I will return to the behaviour of Germany and the diplomatic disaster that has unfolded over coming days. For now let me just quote the verdict of historian Simon Schama.
“If Tsipras was wearing the crown of King Pyrrhus this time last week, Merkel is wearing it now. Her ultimatum the beginning of the end of the EU,” he said. Exactly.

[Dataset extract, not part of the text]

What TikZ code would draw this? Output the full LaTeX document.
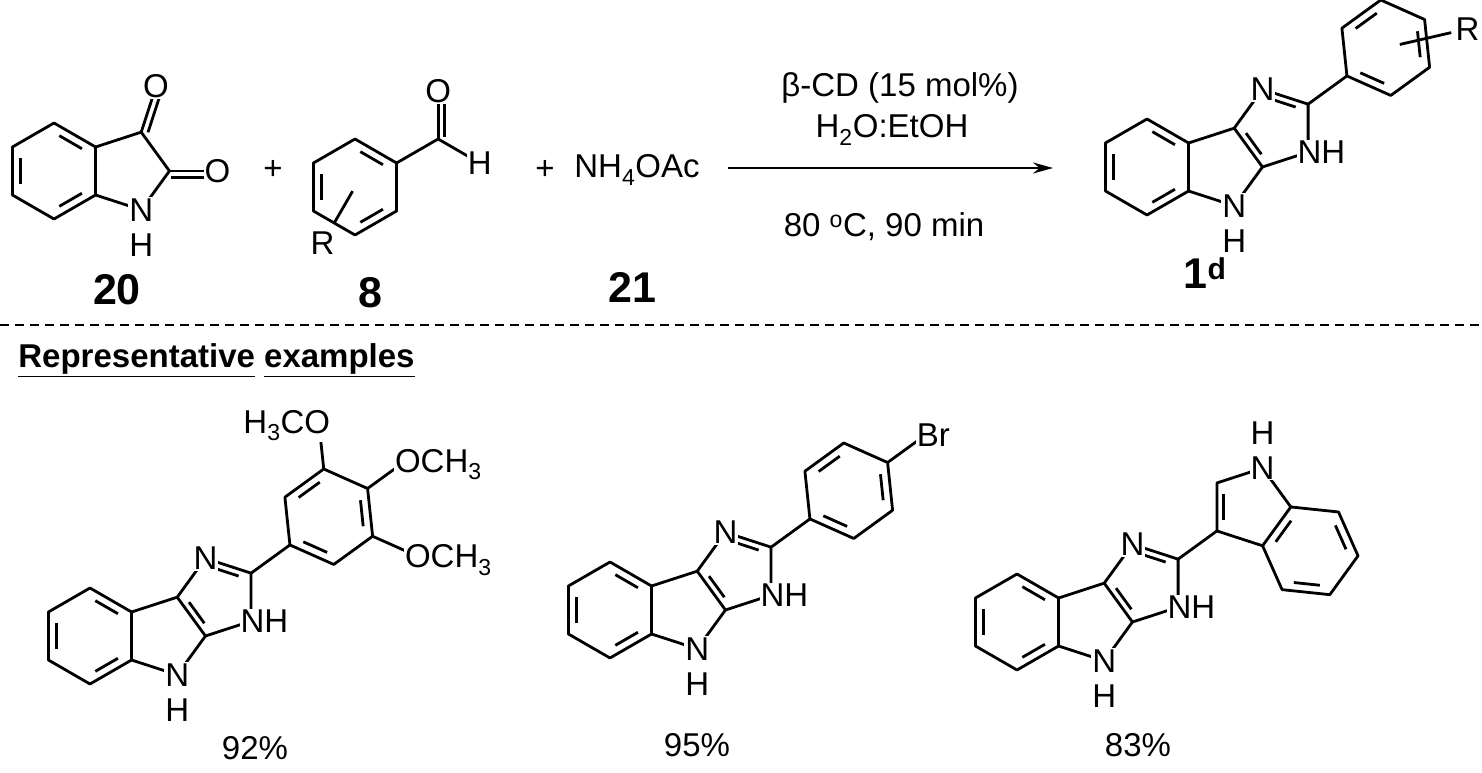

Greece crisis: what's happened since the referendum
Sunday, July 5
Greece says no
Greek voters reject terms of a bailout proposition with 61.31 percent voting 'No', boosting Prime Minister Alexis Tsipras, who says the vote "is not a mandate of rupture with Europe, but a mandate that bolsters our negotiating strength to achieve a viable deal".
Monday, July 6
'Rock star' minister quits
Yanis Varoufakis resigns as Greek finance minister to improve relations with eurozone creditor countries, and is replaced by Euclid Tsakalotos, who has been steering talks with EU and IMF creditors. The European Central Bank maintains a crucial cash lifeline to Greek banks but with tougher conditions.
Tuesday, July 7
Greeks arrive empty-handed
Eurozone finance ministers meet in Brussels ahead of an extraordinary summit of eurozone heads of state and government. Both meetings end without a detailed proposal from the Greek government. Athens is given until Thursday to present a convincing programme of reforms.
Wednesday, July 8
'Final wake-up call'
Tsipras tells the European Parliament that Greece will in 24 hours submit "credible" plans as EU President Donald Tusk warns MPs: "This is really and truly the final wake-up call for Greece and for us, our last chance." Athens formally submits a request for new aid from the eurozone's bailout fund, offering to start pension and tax reforms in return for a three-year eurozone loan.
Thursday, July 9
Better late than never
After German Chancellor Angela Merkel repeats that she opposes a debt write-down, Greece submits a new bailout plan in Brussels - two hours before a midnight deadline.
Friday, July 10
No, but yes
Athens details the new proposals, which closely resemble an offer put forward by Greece's international paymasters last month. In it Greece says it will bow to creditors' demands to discourage early retirement and seek higher health contributions from pensioners, while raising taxes, selling the state's remaining shares in telecoms giant OTE and privatising the ports of Piraeus and Thessaloniki.
Saturday, July 11
Temporary Grexit?
A meeting of eurozone finance ministers ends with deep divisions about whether to trust Tsipras with a third bailout worth more than 80 billion euros. A German finance ministry document says Berlin wants many more concrete commitments from Greece, failing which Greece should leave the eurozone for five years until it puts its house in order.
Sunday, July 12
Push comes to shove
The EU cancels a full 28-nation summit in Brussels to decide whether Greece should stay in the euro. Instead, at a summit of the 19 eurozone leaders, Athens faces demands to push through new reform laws next week.
Monday, July 13
'A-Greek-ment'
Tusk announces that the Eurosummit has reached unanimous agreement on a "programme for Greece with serious reforms & financial support". A seven-page document reveals its terms: sales tax rises and pension cuts, but with a €50bn privatistion to be managed by Greece and with some of the money to be used for growth initiatives. Athens must also overhaul its civil justice system and bring its bank resolution laws in line with the rest of the EU.